Today I felt very ill, so I didn't do much, but I edited and read up notes and thought and tried to induce in myself a medieval/dark ages mindset.  Tricky.

Sunday, 18 September 2016

The autumn campaign

It  has been several months now, well actually over a year, since I found myself in the midst of writing a book.  It isn’t lack of ideas, perhaps it’s the anxiety that I am not “doing it right” and that I have no way of understanding how to “correct” myself.  Is that it?   I think really it is “what’s the point?” and the realisation that the books I am writing are not what the market wants, however well written and excellent they are.  And of course as time goes on one begins to think how they might be re-worked and made even more excellent. Perhaps the fact of having written 4 novels in 7 years seemed a bit overwhelming and maybe my brain needs a rest, but frankly I think it is discouragement rather than anything else.  The reason I feel able to write now is because there is interest in one of my books.   


Since the spring, well, since about May, when the energy I first had for The Devil’s Chapel petered out, I have done no real writing.  I messed about with the OAMFD idea and then lost interest.  I fiddled with a few ideas, wrote a few sketches, but nothing caught fire.  I have had endless ideas for work, but nothing that really grabs me.  TDC is listed as this autumn’s project and I think it’s a good one.  I just hope I that this lassitude doesn’t extend beyond our trip to Naples.

It really is quite depressing not writing, however domestic life has been rather demanding over the last few months, and I hate the idea of writing during the summer holidays.  However, all this will change soon I expect, there will be no "summer holidays" to speak of now that Finn has left school, and we can choose where and when to go away.  I will miss the summer holidays - a six week period of feeling at liberty to enjoy oneself, even if one doesn't have the funds to enjoy it completely, or that they are supplemented by AirBnB which requires a certain amount of work.

The feeling of "the autumn term" has always been one that I've liked.  I've postponed it a bit this year, with our trip to Napoli - but when I come back I will be ready for lots of good new things.

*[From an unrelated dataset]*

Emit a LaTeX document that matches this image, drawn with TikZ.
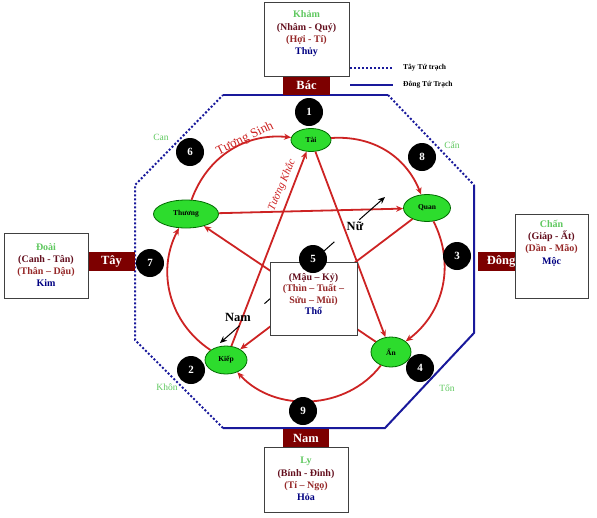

Thursday, 1 September 2016

All Change

Several things have happened.

Firstly, an enlightened agent has asked for a full read of the book formerly known as The Malice of Fairies
He is still reading it, I will not worry about it until October.

Secondly, I decided not to go to "The Festival of Writing" because the actual cost was £490 plus train fares and taxis and was just too much.  Also my gut was telling me not to go, and the fact that an agent was having a full read was enough to console me.

Thirdly, I decided that even if the agent turned down the book, I would not self-publish in the autumn.  This came about in a conversation with Tara, she said "your heart's not in it" and this is true, it's always been a sort of desperate measure... something I felt I must do to earn some money and justify my existence.

The upshot of these three things is that I have, miraculously, felt I can write again, that it's worthwhile.  I started to look at all my notes on the triple story book (working title The Devil's Chapel) which I started thinking about and researching and writing after my trip to Barfrestone Church at Easter.  I was delighted to find I had the beginnings of a good structure and some nice ideas about what women have wanted throughout the ages.  I'm excited.  I hope I can do it justice, marry it together and make it moving..



I intend to base the carvings on those at Barfrestone, but not to use them literally.  I don't want to get stuck, my ideas about continuing Woden worship are a little weird, but not impossible.  So I want to extrapolate from that.